* [Task instructions] Write out, word for word, every line from the first one through the line that holds "arrow] (a2) -- (b2);", and nothing else; skip the pictures.

* [Raw data]

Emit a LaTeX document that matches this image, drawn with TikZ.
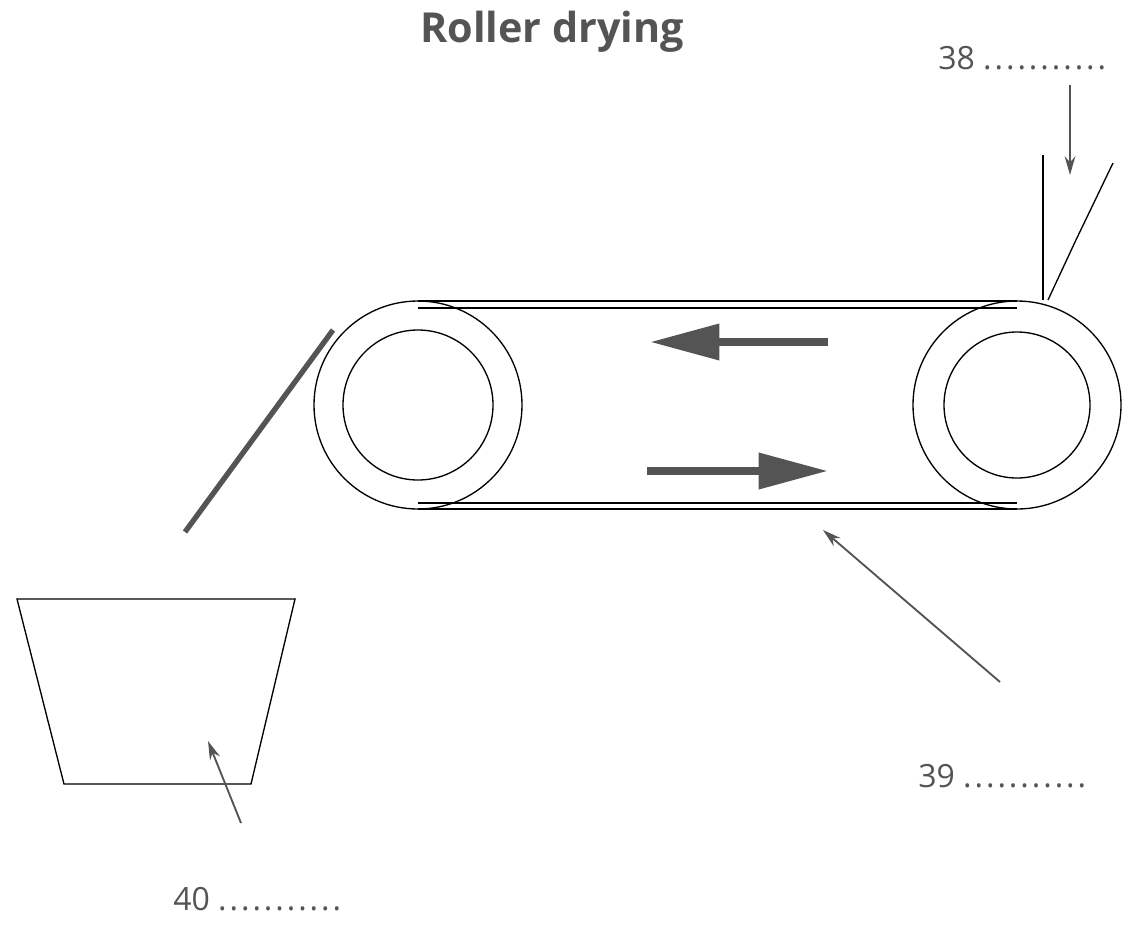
\documentclass[tikz,border=0pt]{standalone}
\usepackage{fontspec}
\setmainfont{Open Sans}
\usetikzlibrary{arrows.meta}
\definecolor{kGrey}{rgb}{0.33,0.33,0.33}
\newcommand{\answerdots}{\foreach \k in {1,...,11}{.\kern2.2pt}}
\tikzset{
  label text/.style={text=kGrey,font=\fontsize{24}{28}\selectfont,anchor=west,inner sep=0pt},
  pointer/.style={draw=kGrey,line width=1.4pt,-{Stealth[length=14pt,width=8pt]}},
  move arrow/.style={draw=kGrey,line width=6pt,-{Triangle[length=52pt,width=26pt]}},
  roller/.style={draw=black,line width=1pt}
}
\begin{document}
\begin{tikzpicture}[x=0.75pt,y=-0.75pt]
  \useasboundingbox (0,0) rectangle (1139,925);

  % title
  \node[text=kGrey,font=\fontsize{31}{36}\selectfont\bfseries] (title) at (552,32) {Roller drying};

  % rollers
  \foreach \n/\cx/\ri in {left/418/75,right/1017/73}
  {
    \draw[roller] (\cx,405) circle (104);
    \draw[roller] (\cx,405) circle (\ri);
    \coordinate (\n-top) at (\cx,301);
    \coordinate (\n-bot) at (\cx,509);
  }

  % belt
  \draw[roller] (left-top) -- (right-top);
  \draw[roller] (418,308) -- (1017,308);
  \draw[roller] (418,503) -- (1017,503);
  \draw[roller] (left-bot) -- (right-bot);

  % direction arrows
  \coordinate (a1) at (828,342);
  \coordinate (b1) at (650,342);
  \coordinate (a2) at (647,471);
  \coordinate (b2) at (828,471);
  \draw[move arrow] (a1) -- (b1);
  \draw[move arrow] (a2) -- (b2);

  % scraper
  \draw[kGrey,line width=4pt] (185,532) -- (333,330);

  % feed
  \draw[roller] (1043,155) -- (1043,300);
  \draw[roller] (1113,163) -- (1075,242) -- (1048,300);

  % container
  \draw[roller] (17,599) -- (295,599) -- (251,784) -- (64,784) -- cycle;

  % labels
  \node[label text] (l38) at (938,58) {38 \answerdots};
  \node[label text] (l39) at (918,776) {39 \answerdots};
  \node[label text] (l40) at (173,899) {40 \answerdots};
  \coordinate (p38) at (1070,85);
  \coordinate (q38) at (1070,175);
  \coordinate (p39) at (1000,682);
  \coordinate (q39) at (823,530);
  \coordinate (p40) at (241,823);
  \coordinate (q40) at (208,741);
  \draw[pointer] (p38) -- (q38);
  \draw[pointer] (p39) -- (q39);
  \draw[pointer] (p40) -- (q40);
\end{tikzpicture}
\end{document}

* [Final result]
Emit a LaTeX document that matches this image, drawn with TikZ.
\documentclass[tikz,border=0pt]{standalone}
\usepackage{fontspec}
\setmainfont{Open Sans}
\usetikzlibrary{arrows.meta}
\definecolor{kGrey}{rgb}{0.33,0.33,0.33}
\newcommand{\answerdots}{\foreach \k in {1,...,11}{.\kern2.2pt}}
\tikzset{
  label text/.style={text=kGrey,font=\fontsize{24}{28}\selectfont,anchor=west,inner sep=0pt},
  pointer/.style={draw=kGrey,line width=1.4pt,-{Stealth[length=14pt,width=8pt]}},
  move arrow/.style={draw=kGrey,line width=6pt,-{Triangle[length=52pt,width=26pt]}},
  roller/.style={draw=black,line width=1pt}
}
\begin{document}
\begin{tikzpicture}[x=0.75pt,y=-0.75pt]
  \useasboundingbox (0,0) rectangle (1139,925);

  % title
  \node[text=kGrey,font=\fontsize{31}{36}\selectfont\bfseries] (title) at (552,32) {Roller drying};

  % rollers
  \foreach \n/\cx/\ri in {left/418/75,right/1017/73}
  {
    \draw[roller] (\cx,405) circle (104);
    \draw[roller] (\cx,405) circle (\ri);
    \coordinate (\n-top) at (\cx,301);
    \coordinate (\n-bot) at (\cx,509);
  }

  % belt
  \draw[roller] (left-top) -- (right-top);
  \draw[roller] (418,308) -- (1017,308);
  \draw[roller] (418,503) -- (1017,503);
  \draw[roller] (left-bot) -- (right-bot);

  % direction arrows
  \coordinate (a1) at (828,342);
  \coordinate (b1) at (650,342);
  \coordinate (a2) at (647,471);
  \coordinate (b2) at (828,471);
  \draw[move arrow] (a1) -- (b1);
  \draw[move arrow] (a2) -- (b2);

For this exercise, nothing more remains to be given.